Since the end of World War II, a broad consensus in support of global economic integration as a force for peace and prosperity has been a pillar of the international order. Since the fall of the Berlin Wall a generation ago, the power of markets in promoting economic progress has been universally recognized. From global trade agreements to the European Union project; from the Bretton Woods institutions to the removal of pervasive capital controls; from expanded foreign direct investment to increased flows of peoples across borders, the direction has been clear. Driven by domestic economic progress, by integrative technologies such as container shipping and the internet, and by legislative changes within and between nations, the world has grown smaller and more closely connected.
This has proved more successful than could reasonably have been hoped. We have not seen a war between leading powers. Global living standards have risen faster than at any point in history. And material progress has coincided with even more rapid progress in combating hunger, empowering women, promoting literacy and extending life. Every single day since 1990, there were an average of 108,000 fewer people in extreme poverty. Since the beginning of the 21st century, global life expectancy has increased by more than four months a year. A world that will have more smartphones than adults within a few years is a world in which more is possible for more people than ever before.
Yet backlash against the current paradigm of global integration is reshaping politics and economic policy in a way that may plague us for years. The momentum toward global economic integration was stopped when the US repudiated the Trans-Pacific Partnership. As I write this, worries of a trade war between the US, China and other countries have materialized, leaving a wide range of industries and countries anticipating substantial losses. History with respect to the result of such trade wars -- most notably the Smoot-Hawley Tariff Act -- is not encouraging. The International Monetary Fund estimates that rising trade tensions between the US and the rest of the world could cost the global economy 0.5 percent of gross domestic product, or $430 billion, by 2020.
The shift away from openness extends to immigration and capital flows as well. The EU, notable for its commitment to the free movement of people, is shifting toward much tougher immigration policies. New immigration policies in the US have turned police officers into immigration-enforcement agents and hurt business growth. Restrictions on foreign investment have been increasingly common as the US has taken to blocking Chinese investments, China has set unfair terms for US companies wishing to invest there, and Europe has increasingly favored domestic companies over foreign competitors.
The backlash against global integration has many sources. Some of it reflects broader economic frustrations associated with slower growth and rising inequality. Some reflects the difficulties of maintaining harmony within multiethnic societies. Surely the speed and scale of China’s ascent has contributed. But what is most important is the growing suspicion on the part of electorates that globalization is an elite project that primarily benefits elites. Somehow branches for financial institutions in foreign countries seem to be a higher priority than protections for displaced workers. And protection of the intellectual property of global corporations is a more focal concern than preventing unfair competition from foreign companies that escape regulation.

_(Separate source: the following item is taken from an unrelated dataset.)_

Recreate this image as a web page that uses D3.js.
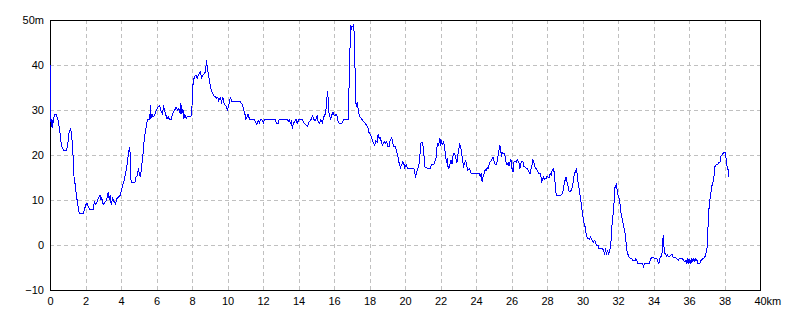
<!DOCTYPE html>
<html>
<head>
<meta charset="utf-8">
<script src="https://cdn.jsdelivr.net/npm/d3@7"></script>
<style>
  html, body { margin: 0; padding: 0; background: #fff; }
  svg { display: block; }
  .axis text { font-family: "Liberation Sans", Arial, sans-serif; font-size: 11px; fill: #000; }
</style>
</head>
<body>
<svg id="chart" width="800" height="320"></svg>
<script>
const distanceKm = [
0,0.02,0.05,0.08,0.11,0.17,0.25,0.32,0.41,0.49,0.54,0.60,0.67,0.75,0.90,0.97,1.05,1.14,1.20,1.25,1.33,1.38,1.44,1.51,1.57,1.63,1.85,1.91,1.98,2.06,2.13,2.21,2.41,2.47,2.54,2.62,2.69,2.79,2.84,2.88,2.97,3.07,3.16,3.25,3.31,3.36,3.42,3.50,3.59,3.66,3.74,3.85,3.93,4.00,4.07,4.15,4.22,4.30,4.37,4.45,4.50,4.54,4.60,4.75,4.82,4.90,4.95,5.01,5.07,5.12,5.20,5.25,5.31,5.38,5.46,5.59,5.63,5.66,5.72,5.78,5.87,5.96,6.06,6.15,
6.18,6.24,6.31,6.37,6.42,6.50,6.56,6.63,6.71,6.80,6.86,6.93,7.01,7.08,7.16,7.23,7.31,7.34,7.40,7.46,7.51,7.57,7.64,7.72,7.79,7.91,7.96,8.00,8.06,8.11,8.19,8.26,8.34,8.39,8.45,8.51,8.58,8.66,8.73,8.79,8.84,8.90,8.96,9.01,9.07,9.13,9.22,9.29,9.37,9.43,9.48,9.56,9.63,9.71,9.76,9.84,9.91,9.97,10.03,10.08,10.14,10.20,10.68,10.74,10.81,10.87,10.95,11.00,11.08,11.13,11.21,11.47,11.55,11.62,11.70,11.77,11.85,11.92,12.00,12.07,12.65,
12.73,12.82,12.88,13.35,13.40,13.46,13.51,13.57,13.63,13.68,13.76,13.83,13.89,13.94,14.00,14.19,14.26,14.34,14.41,14.49,14.54,14.62,14.69,14.77,14.82,14.90,14.97,15.03,15.08,15.16,15.23,15.31,15.36,15.44,15.50,15.55,15.61,15.64,15.68,15.74,15.79,15.85,15.91,15.96,16.02,16.09,16.15,16.21,16.28,16.37,16.45,16.50,16.77,16.80,16.86,16.92,16.95,16.99,17.05,17.08,17.12,17.16,17.20,17.23,17.27,17.31,17.35,17.40,17.48,17.55,17.63,17.70,17.78,17.83,17.89,17.94,18.02,
18.10,18.18,18.26,18.33,18.40,18.46,18.52,
18.58,18.64,18.71,18.77,18.82,18.90,18.93,18.99,19.08,19.14,19.21,19.27,19.31,19.42,19.48,19.55,19.61,19.66,19.72,19.78,19.85,19.91,19.96,20.04,20.11,20.45,20.50,20.56,20.62,20.67,20.73,20.79,20.82,20.86,20.92,20.97,21.01,21.07,21.10,21.38,21.46,21.53,21.61,21.68,21.74,21.79,21.85,21.91,21.94,21.98,22.04,22.07,22.13,22.19,22.24,22.30,22.36,22.39,22.45,22.50,22.56,22.62,22.67,22.73,22.79,22.84,22.90,22.95,23.01,23.05,23.10,23.16,23.21,23.27,23.33,23.38,23.44,23.51,23.59,23.64,23.70,23.78,24.15,24.21,24.26,24.32,24.37,24.43,24.49,24.54,24.60,24.65,24.71,24.77,24.82,24.88,24.93,24.99,25.05,25.12,25.18,
25.25,25.31,25.35,25.40,25.44,25.50,25.55,25.61,25.66,25.72,25.78,25.83,25.89,25.94,26.00,26.06,26.11,26.17,26.24,26.30,26.36,26.41,26.45,26.50,26.56,26.62,26.67,26.73,26.80,26.86,26.92,26.97,27.03,27.08,27.14,27.18,27.23,27.29,27.35,27.40,27.46,27.51,27.57,27.63,27.66,27.72,27.76,27.81,27.87,27.93,27.98,28.04,28.09,28.15,28.21,28.26,28.32,28.37,28.41,28.45,28.49,28.77,28.82,28.88,28.93,28.99,29.05,29.10,29.16,29.21,29.29,29.35,29.40,29.46,29.51,29.57,29.63,29.66,29.72,29.78,29.83,29.89,29.94,30.00,30.06,30.11,30.17,30.22,30.28,30.36,30.41,30.47,30.52,30.58,30.64,30.69,30.73,30.79,30.84,30.90,31.07,31.16,31.21,31.27,31.33,31.38,31.44,31.50,
31.57,31.61,31.66,31.72,31.76,31.79,31.83,31.87,31.91,31.94,32.00,32.06,32.11,32.17,32.23,32.28,32.34,32.39,32.43,32.47,32.52,32.58,32.64,32.70,32.75,32.81,32.86,32.92,32.98,33.03,33.09,33.18,33.28,33.35,33.41,33.47,33.52,33.75,33.80,33.86,33.97,34.09,34.16,34.22,34.27,34.33,34.39,34.44,34.48,34.52,34.56,34.59,34.65,34.71,34.76,34.82,34.89,34.95,35.01,35.06,35.14,35.21,35.29,35.36,35.44,35.59,35.67,35.74,35.80,35.85,35.91,35.97,36.02,36.08,36.14,36.19,36.25,36.30,36.36,36.42,36.47,36.53,36.59,36.64,36.70,36.76,36.81,36.87,36.92,36.98,37.02,37.06,37.09,37.15,37.21,37.26,37.32,37.38,37.43,37.49,37.55,37.60,37.66,37.71,37.77,37.83,37.88,37.94,38.00,38.05,38.09,38.12,38.17,38.20
];
const elevationM = [
40,28.0,26.4,28.2,26.2,28.2,29.1,29.1,28.2,26.4,24.9,22.7,21.6,21.2,21.2,22.3,25.3,26.0,24.1,21.6,14.9,13.8,11.9,9.7,8.2,7.1,7.1,7.9,9.0,9.3,8.6,8.1,8.1,9.7,9.2,9.7,10.4,11.2,10.1,10.8,9.0,9.7,10.1,11.9,10.1,11.2,9.0,10.4,9.7,9.2,10.4,10.8,11.2,12.3,13.4,14.5,16.0,17.5,19.7,21.9,20.1,14.1,13.9,13.9,15.2,15.6,17.1,16.0,15.2,17.1,19.7,22.3,24.5,26.0,28.0,28.0,31.2,28.2,29.3,28.6,29.0,30.1,30.8,31.2,
30.7,29.7,29.2,31.2,30.1,29.0,28.1,28.6,28.0,28.0,29.0,29.7,30.2,30.7,30.1,30.4,29.3,31.6,29.3,30.4,28.1,29.0,28.2,28.7,28.6,28.7,29.3,34.9,36.7,37.5,37.9,37.1,37.9,38.4,38.6,37.1,37.9,38.1,38.6,41.2,39.3,37.9,36.4,35.3,34.4,33.8,33.2,33.0,32.7,33.0,32.1,32.9,31.9,33.0,31.7,31.2,30.8,30.2,30.8,31.9,33.0,32.1,32.1,31.6,31.4,30.2,29.3,28.1,28.6,29.2,28.1,28.1,27.5,27.0,27.7,27.3,28.0,27.9,27.3,28.0,28.0,
27.1,27.1,28.0,28.0,27.5,27.9,27.1,27.6,26.0,27.1,27.6,28.1,27.1,27.5,28.0,28.0,27.3,27.0,26.7,26.5,27.3,27.6,28.1,28.8,28.2,27.6,28.2,29.0,27.5,27.1,27.9,27.3,28.1,29.0,29.3,31.8,34.4,32.7,29.7,28.6,28.1,29.0,29.6,29.1,28.8,29.1,28.7,27.5,27.1,27.0,27.3,28.0,28.0,31.9,42.3,49.1,48.2,48.6,48.8,49.1,46.0,38.6,31.9,30.8,31.8,30.8,30.1,28.7,28.4,28.0,27.6,27.3,26.9,26.6,26.0,25.1,24.7,
23.8,22.8,22.3,23.3,23.0,24.8,23.8,
24.0,23.0,22.3,22.8,23.0,22.7,23.3,22.1,22.1,23.4,23.9,23.4,22.1,22.1,21.2,20.1,19.0,17.9,17.3,17.9,18.6,18.1,17.3,17.9,17.1,17.1,16.9,15.1,16.0,16.9,17.5,18.6,20.4,22.7,23.0,23.0,20.8,19.0,17.3,17.1,17.9,18.1,18.1,19.0,19.7,22.7,22.3,23.0,23.9,22.1,23.4,22.3,23.0,22.3,20.4,18.6,19.1,17.6,17.1,17.9,19.0,18.2,19.7,20.6,20.1,19.3,18.4,20.1,21.6,22.7,21.9,20.8,19.0,17.6,18.2,19.0,17.9,16.7,17.1,16.7,15.9,16.0,16.0,15.3,16.0,14.1,15.4,16.0,16.9,16.6,17.3,17.1,17.9,18.6,18.8,19.3,19.7,18.8,18.1,18.1,19.0,
20.8,22.3,21.8,19.7,20.8,20.4,20.6,19.9,18.6,17.9,18.4,17.6,18.6,19.1,17.1,16.4,18.6,18.8,18.4,19.1,18.6,18.2,17.1,18.2,18.8,18.6,17.6,17.5,17.1,17.1,16.7,16.1,16.1,17.1,18.2,19.1,18.6,17.5,17.1,16.9,16.4,16.0,16.1,15.3,14.1,14.5,15.3,14.7,14.9,14.9,15.4,15.1,15.1,16.0,15.6,16.6,17.1,16.4,14.9,12.7,11.2,11.2,11.4,12.1,13.4,14.5,15.3,14.1,13.2,12.1,12.1,12.3,13.0,14.5,15.9,16.4,17.1,16.1,14.1,12.7,11.2,9.7,8.0,6.4,5.0,4.3,2.7,1.9,1.6,1.3,1.9,1.6,1.0,0.8,1.2,1.0,0.3,-0.1,0.1,-0.7,-0.7,-1.0,-1.8,-1.0,-1.8,-1.2,-1.8,-1.4,
0.4,3.4,5.6,7.9,10.1,12.7,13.2,13.6,12.7,11.9,10.8,10.1,8.2,6.4,5.6,4.5,3.4,2.3,0.4,-1.0,-1.8,-2.5,-2.7,-2.9,-2.9,-3.4,-3.3,-3.4,-2.9,-3.3,-3.9,-3.9,-4.0,-4.1,-4.7,-4.1,-4.0,-4.0,-3.1,-2.7,-2.7,-2.9,-2.9,-3.6,-4.0,-2.9,-2.5,-2.5,0.1,2.3,-0.1,-1.8,-1.9,-2.4,-2.1,-2.5,-2.4,-2.1,-1.9,-2.5,-2.7,-2.7,-2.9,-3.3,-2.9,-2.9,-3.3,-3.6,-3.3,-4.0,-2.9,-4.0,-3.1,-4.0,-2.9,-3.6,-2.9,-3.6,-2.9,-3.3,-4.0,-4.1,-3.9,-3.4,-3.1,-2.9,-2.9,-2.5,-1.8,-1.0,1.9,5.6,7.9,10.1,11.9,13.2,14.1,15.3,17.5,17.9,18.1,18.1,18.6,18.4,19.9,20.1,20.4,20.6,20.8,19.7,18.6,17.5,16.9,15.3
];
const xTicks = [0,2,4,6,8,10,12,14,16,18,20,22,24,26,28,30,32,34,36,38,40];
const yTicks = [-10,0,10,20,30,40,50];
const xGrid = [2,4,6,8,10,12,14,16,18,20,22,24,26,28,30,32,34,36,38];
const yGrid = [0,10,20,30,40];

const svg = d3.select("#chart");
const x = d3.scaleLinear().domain([0, 40]).range([50, 760]);
const y = d3.scaleLinear().domain([-10, 50]).range([290, 20]);
const px = v => Math.round(v) + 0.5;

const grid = svg.append("g").attr("stroke", "#c0c0c0").attr("stroke-dasharray", "4,3").attr("shape-rendering", "crispEdges");
grid.selectAll("line.v").data(xGrid).join("line").attr("class", "v")
  .attr("x1", d => px(x(d))).attr("x2", d => px(x(d)))
  .attr("y1", y(50)).attr("y2", y(-10));
grid.selectAll("line.h").data(yGrid).join("line").attr("class", "h")
  .attr("x1", x(0)).attr("x2", x(40))
  .attr("y1", d => px(y(d))).attr("y2", d => px(y(d)));

svg.append("rect")
  .attr("x", px(x(0))).attr("y", px(y(50)))
  .attr("width", x(40) - x(0)).attr("height", y(-10) - y(50))
  .attr("fill", "none").attr("stroke", "#000").attr("shape-rendering", "crispEdges");

svg.append("clipPath").attr("id", "clip").append("rect")
  .attr("x", x(0)).attr("y", y(50)).attr("width", x(40) - x(0) + 1).attr("height", y(-10) - y(50) + 1);

const pts = distanceKm.map((d, i) => [d, elevationM[i]]);
const line = d3.line().x(d => x(d[0]) + 0.5).y(d => y(d[1]) + 0.5);
svg.append("path").datum(pts)
  .attr("clip-path", "url(#clip)")
  .attr("fill", "none").attr("stroke", "#0000ff").attr("stroke-width", 1)
  .attr("stroke-linejoin", "miter")
  .attr("shape-rendering", "crispEdges")
  .attr("d", line);

const fmt = d3.format("");
const xAxis = svg.append("g").attr("class", "axis").attr("transform", `translate(0,${y(-10)})`)
  .call(d3.axisBottom(x).tickValues(xTicks).tickSize(0).tickPadding(7).tickFormat(d => fmt(d)));
xAxis.select(".domain").remove();
xAxis.selectAll(".tick").filter(d => d === 40).select("text").each(function() {
  const t = d3.select(this);
  const w = this.getComputedTextLength();
  t.attr("text-anchor", "start").attr("x", -w / 2).text("40km");
});

const yAxis = svg.append("g").attr("class", "axis").attr("transform", `translate(${x(0)},0)`)
  .call(d3.axisLeft(y).tickValues(yTicks).tickSize(0).tickPadding(6).tickFormat(d => d === 50 ? "50m" : fmt(d)));
yAxis.select(".domain").remove();
</script>
</body>
</html>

This must change if global integration is to maintain its political foundation in the world’s rich countries. Political leaders must connect global integration with tangible benefits for middle-class citizens, must show that international cooperation helps to prevent exploitation of ordinary citizens by elites, and must assure that adequate social protections are in place so that those who must adjust to economic change are protected.
In “The Economic Consequences of the Peace,” written after World War I, John Maynard Keynes asserted the primacy of economics, observing that “the perils of the future lie not in frontiers and sovereignties but in food, coal and transport.” His call for strong policies directed at promoting mutual prosperity and cooperation went unheeded, with catastrophic consequences. The understanding of this grim experience after World War II set the stage for the best 70 years mankind has enjoyed. Will the US and the global community turn away from the paradigm of global integration that has worked so well and back to the narrow nationalism that Keynes so powerfully and rightfully decried? Or will they find ways of promoting global integration that benefit all citizens everywhere? These might include major cooperative efforts to prevent global corporations from avoiding taxes, crackdowns on regulatory arbitrage, and stronger domestic programs to cushion the impact of structural changes on individual workers. These are the questions that may determine the history of the 21st century.
Lawrence H. Summers
Lawrence H. Summers is a Harvard professor and former US Treasury secretary. -- Ed.